The Covid-19 pandemic has changed the way consumers shop. Different types of consumers have emerged from the crises, each with their own unique needs. Revenge spenders, for example, don’t need a motive to spend but delighting them with an optimal brand experience will help retailers gain long term loyalty. Resetter spenders on the other hand will require retailers to be aligned with their values in exchange for loyalty. The recovering spenders will be the most difficult group to encourage to shop but focusing on necessities and competitive pricing could certainly help.
It is important for retailers to understand these 3 types of spenders in order to satisfy their needs.
Revenge spender refers to consumers who are looking make up for lost time. With stores being closed, as well as travel and socialising being restricted, consumers have been starved of shopping experiences. Thus, according to the EY Future Consumer Index, the revenge spenders will be back with a bang and a strong focus on self-comfort and ‘social consumption’.
45% more consumers plan to increase their spending compared to pre-pandemic levels: 43% plan to spend more on holidays; 29% on personal care; and 37% on recreation. The demand will differ for different categories but a 9% increase in every category is predicted. For instance, The Office for National Statisticsfound 53% of working adults are already leaving home for work which has naturally increase demand for coffee and fast-food chains such as Pret a Manger, Paul, Wasabi etc.
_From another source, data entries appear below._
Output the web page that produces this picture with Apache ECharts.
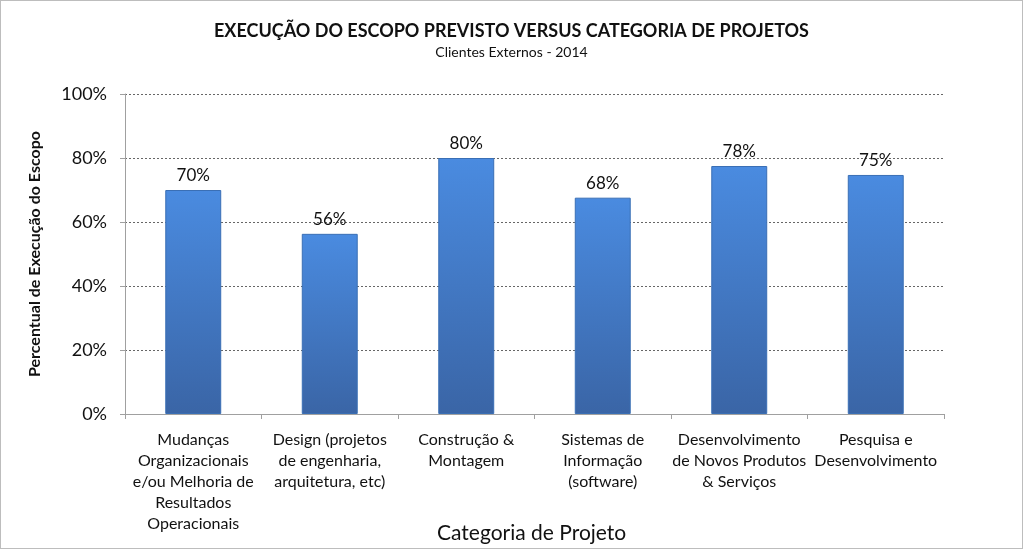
<!DOCTYPE html>
<html><head><meta charset="utf-8">
<script src="https://cdn.jsdelivr.net/npm/echarts@6/dist/echarts.min.js"></script>
<style>html,body{margin:0;padding:0;background:#fff}#c{width:1023px;height:549px;box-sizing:border-box;border:1px solid #bdbdbd}</style>
</head><body><div id="c"></div>
<script>
const categories = [
  'Mudanças\nOrganizacionais\ne/ou Melhoria de\nResultados\nOperacionais',
  'Design (projetos\nde engenharia,\narquitetura, etc)',
  'Construção &\nMontagem',
  'Sistemas de\nInformação\n(software)',
  'Desenvolvimento\nde Novos Produtos\n& Serviços',
  'Pesquisa e\nDesenvolvimento'
];
const values = [70.0, 56.3, 80.0, 67.6, 77.5, 74.7];
const yTicks = [0, 20, 40, 60, 80, 100];
const xAxisTitle = 'Categoria de Projeto';

const FONT = 'Lato, "Open Sans", sans-serif';
const chart = echarts.init(document.getElementById('c'));
chart.setOption({
  animation: false,
  title: {
    text: 'EXECUÇÃO DO ESCOPO PREVISTO VERSUS CATEGORIA DE PROJETOS',
    subtext: 'Clientes Externos - 2014',
    left: 'center', top: 16, itemGap: 5,
    textStyle: {fontFamily: FONT, fontSize: 18, fontWeight: 'bold', color: '#111'},
    subtextStyle: {fontFamily: FONT, fontSize: 14, color: '#111'}
  },
  graphic: [{
    type: 'text', left: 536 - 100, top: 522,
    style: {text: xAxisTitle, font: '21px ' + FONT, fill: '#111', width: 200, textAlign: 'center'}
  }],
  grid: {left: 124, right: 78, top: 93, bottom: 134, outerBoundsMode: 'none', containLabel: false},
  xAxis: {
    type: 'category', data: categories,
    axisLine: {lineStyle: {color: '#a0a0a0'}},
    axisTick: {show: true, length: 5, lineStyle: {color: '#a0a0a0'}},
    axisLabel: {interval: 0, fontFamily: FONT, fontSize: 16, color: '#111', lineHeight: 21, margin: 15}
  },
  yAxis: {
    type: 'value', min: 0, max: 100, interval: 20,
    name: 'Percentual de Execução do Escopo', nameLocation: 'middle', nameGap: 82,
    nameTextStyle: {fontFamily: FONT, fontSize: 16, fontWeight: 'bold', color: '#111'},
    axisLine: {show: true, lineStyle: {color: '#a0a0a0'}},
    axisTick: {show: true, length: 5, lineStyle: {color: '#a0a0a0'}},
    axisLabel: {fontFamily: FONT, fontSize: 18, color: '#111', margin: 18,
      formatter: v => yTicks.includes(v) ? v + '%' : ''},
    splitLine: {lineStyle: {type: [2, 2], color: '#666'}}
  },
  series: [{
    type: 'bar', data: values, barWidth: '41%',
    itemStyle: {
      color: new echarts.graphic.LinearGradient(0, 0, 0, 1, [
        {offset: 0, color: '#4a8be0'},
        {offset: 1, color: '#3a65a6'}
      ]),
      borderColor: '#3a6fb5', borderWidth: 1
    },
    label: {show: true, position: 'top', distance: 6, fontFamily: FONT, fontSize: 17, color: '#111',
      formatter: p => Math.round(p.value) + '%'}
  }]
});
</script></body></html>
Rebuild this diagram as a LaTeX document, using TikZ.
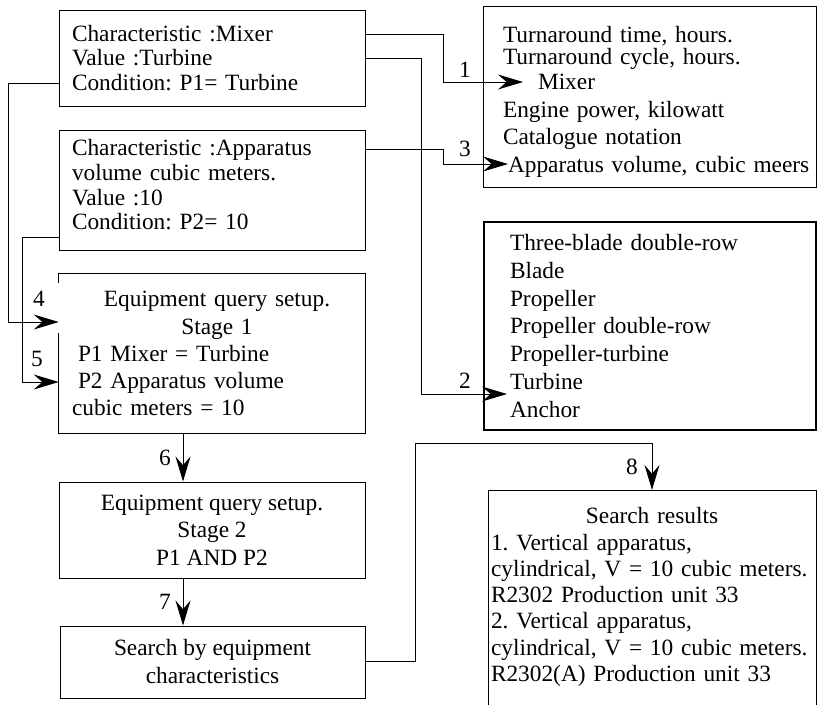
\documentclass[tikz,border=0pt]{standalone}
\usepackage{fontspec}
\setmainfont{Liberation Serif}
\usetikzlibrary{arrows.meta}
\newdimen\px \px=0.75pt
\frenchspacing
\begin{document}
\frenchspacing
\begin{tikzpicture}[x=0.75pt,y=-0.75pt,
  font=\fontsize{17.5}{20.5}\selectfont,
  box/.style={draw, line width=0.75pt, rectangle, inner sep=0pt},
  plainbox/.style={rectangle, inner sep=0pt},
  arr/.style={line width=0.75pt, -{Stealth[length=18.75pt,width=11.25pt,inset=6.5pt]}},
  lbl/.style={inner sep=0pt}]
\useasboundingbox (0,0) rectangle (817,704);
\clip (0,0) rectangle (817,704);

% left column
\node[box, minimum width=306\px, minimum height=96\px, text width=280\px, align=left,
  font=\fontsize{17.5}{18.4}\selectfont] (A) at (212,58)
  {\mbox{Characteristic :Mixer}\\\mbox{Value :Turbine}\\\mbox{Condition: P1= Turbine}};
\node[box, minimum width=306\px, minimum height=120\px] (B) at (212,190) {};
\node[plainbox, text width=280\px, align=left,
  font=\fontsize{17.5}{18.5}\selectfont] (Bt) at (212,185)
  {\mbox{Characteristic :Apparatus}\\\mbox{volume cubic meters.}\\\mbox{Value :10}\\\mbox{Condition: P2= 10}};
\node[plainbox, minimum width=306\px, minimum height=159\px, text width=280\px, align=left,
  font=\fontsize{17.5}{20.3}\selectfont] (C) at (212,353.5)
  {\makebox[280\px][c]{\hspace*{10\px}Equipment query setup.}\\
   \makebox[280\px][c]{\hspace*{10\px}Stage 1}\\
   \hspace*{6\px}\mbox{P1 Mixer = Turbine}\\
   \hspace*{6\px}\mbox{P2 Apparatus volume}\\
   \mbox{cubic meters = 10}};
\draw[line width=0.75pt] ([yshift=-9\px]C.north west) -- (C.north west) -- (C.north east)
  -- (C.south east) -- (C.south west) -- ([yshift=100\px]C.south west);
\node[box, minimum width=306\px, minimum height=96\px, align=center,
  font=\fontsize{17.5}{20.6}\selectfont] (D) at (212,530)
  {Equipment query setup.\\Stage 2\\P1 AND P2};
\node[box, minimum width=305\px, minimum height=72\px, align=center,
  font=\fontsize{17.5}{21}\selectfont] (E) at (212.5,662)
  {Search by equipment\\characteristics};

% right column
\node[box, minimum width=333\px, minimum height=181\px] (F) at (649.5,96.5) {};
\node[plainbox, text width=326\px, align=left,
  font=\fontsize{17.5}{20.25}\selectfont] (Ft) at (649.5,102)
  {\hspace*{16.5\px}\mbox{Turnaround time, hours.}\\[-5\px]
   \hspace*{16.5\px}\mbox{Turnaround cycle, hours.}\\[-2\px]
   \hspace*{51.5\px}\mbox{Mixer}\\[1\px]
   \hspace*{16.5\px}\mbox{Engine power, kilowatt}\\
   \hspace*{16.5\px}\mbox{Catalogue notation}\\[1\px]
   \hspace*{21.5\px}\mbox{Apparatus volume, cubic meers}};
\node[box, line width=1.5pt, minimum width=332\px, minimum height=208\px, text width=280\px, align=left,
  font=\fontsize{17.5}{20.85}\selectfont] (G) at (650,326)
  {\mbox{Three-blade double-row}\\\mbox{Blade}\\\mbox{Propeller}\\\mbox{Propeller double-row}\\
   \mbox{Propeller-turbine}\\\mbox{Turbine}\\\mbox{Anchor}};
\node[box, minimum width=328\px, minimum height=240\px, anchor=north] (H) at (652,490) {};
\node[plainbox, text width=325\px, align=left,
  font=\fontsize{17.5}{19.7}\selectfont] (Ht) at (653.5,597)
  {\makebox[325\px][c]{\hspace*{-3\px}Search results}\\
   \mbox{1. Vertical apparatus,}\\
   \mbox{cylindrical, V = 10 cubic meters.}\\
   \mbox{R2302 Production unit 33}\\
   \mbox{2. Vertical apparatus,}\\
   \mbox{cylindrical, V = 10 cubic meters.}\\
   \mbox{R2302(A) Production unit 33}};

% connectors
\coordinate (t1) at (523,82);
\coordinate (b1) at (443,34);
\draw[arr] (A.east |- b1) -- (b1) |- (t1);
\coordinate (t2) at (507,394);
\coordinate (b2) at (421,58);
\draw[arr] (A.east |- b2) -- (b2) |- (t2);
\coordinate (t3) at (508,164);
\coordinate (b3) at (443,149);
\draw[arr] (B.east |- b3) -- (b3) |- (t3);
\coordinate (b4) at (8,83);
\coordinate (e4) at (59,322);
\draw[arr] (A.west |- b4) -- (b4) |- (C.west |- e4);
\coordinate (b5) at (22,237);
\coordinate (e5) at (59,382);
\draw[arr] (B.west |- b5) -- (b5) |- (C.west |- e5);
\coordinate (x6) at (183,0);
\draw[arr] (C.south -| x6) -- (D.north -| x6);
\draw[arr] (D.south -| x6) -- (E.north -| x6);
\coordinate (b8) at (415,661);
\coordinate (c8) at (415,443);
\draw[arr] (E.east |- b8) -- (b8) -- (c8) -| (H.north);

% labels
\node[lbl] (l1) at (465,70) {1};
\node[lbl] (l2) at (465,381) {2};
\node[lbl] (l3) at (465,149) {3};
\node[lbl] (l4) at (39,299) {4};
\node[lbl] (l5) at (37,359) {5};
\node[lbl] (l6) at (165,458) {6};
\node[lbl] (l7) at (165,602) {7};
\node[lbl] (l8) at (632,467) {8};
\end{tikzpicture}
\end{document}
As for non-essential shopping, 73% Britons are optimistic about their financial future; and they have aggregated savings of £180bn to spend. In China for instance, revenge spending begun as early as April 2020. Tiffany & Co.’s China sales surged 90% in May 2020 compared to 2019; and Guangzhou’s Hermesstore reached $2.7 million in sales on the day of reopening in April 2020, a record for boutiques in China.
Pent up desire to shop, forced savings and an increased optimism amongst Britons will certainly help recover the British economy, making revenge spenders a highly valuable group of consumers. Among the revenge spenders are also the rewarders who may not have a lot of money but are looking for experiences.
Despite the British governments efforts to minimise the damage caused by the pandemic, many Britons have been hit hard by the pandemic – these are the recovering group of spenders. Unemployment reached 5.1% in Q4 of 2020; the estimated redundancy rate in three months to January 2021 stands at 11.0 people per thousand employees; and since the beginning of the pandemic, 85% of English councils saw an increase in homelessness.
Whether poor before the pandemic, newly poor, or one pay check away from poverty, the recovering spenders have one thing in common; that is, they are only able to buy necessities. In fact, many have been reliant on help for basic necessities. In Braford, three times more food was distributed by food banks compared to pre-pandemic levels and one in five schools in the UK have also set up food distribution.
13% of Britons will have to keep cutting costs until they reach financial stability before they are able to spend on non-necessities. Thus, retailers can attract these consumers with competitive pricing and rewards.
The resetters are not a new group of consumers but the pandemic encouraged their growth. They are concerned with big issues such as climate and sustainability, willing to pay on average of up to 3% more‘green premium’ prices for sustainable goods, and 33% more for cleaner food and drinks.
More than half of consumers of all ages in London said they are seeking more sustainable products. This trend is particularly noticeable among millennials who are willing and able to pay the higher prices attached to sustainable products. 57% of all European consumers have already made significant changes to their lifestyle, such as recycling and busying sustainable products and services.
The resetter consumer is open to changing vendors if their values are aligned. McKinsey’s report found 36% of consumers have tried new brands during the pandemic and 73% of them plan to experiment further with companies they haven’t previously purchased from. The report also found that the majority of consumers who are trying new brands are from the younger generations, Gen Z and millennials. However, most consumers are actively trying to adopt good habits such as reducing alcohol and tobacco consumption and increasing organic fresh food consumption.
Resetters are much like revenge spenders, willing to spend their money, but the brand value must be aligned to their own in order to encourage them to spend.
In summary, understanding the 3 types of spenders is the starting point for retailers to satisfy their customers’ needs. With 42% of the UK population financially unaffected by the pandemic, (19% of consumers even saved money during this period) retailers have a real shot at quick recovery.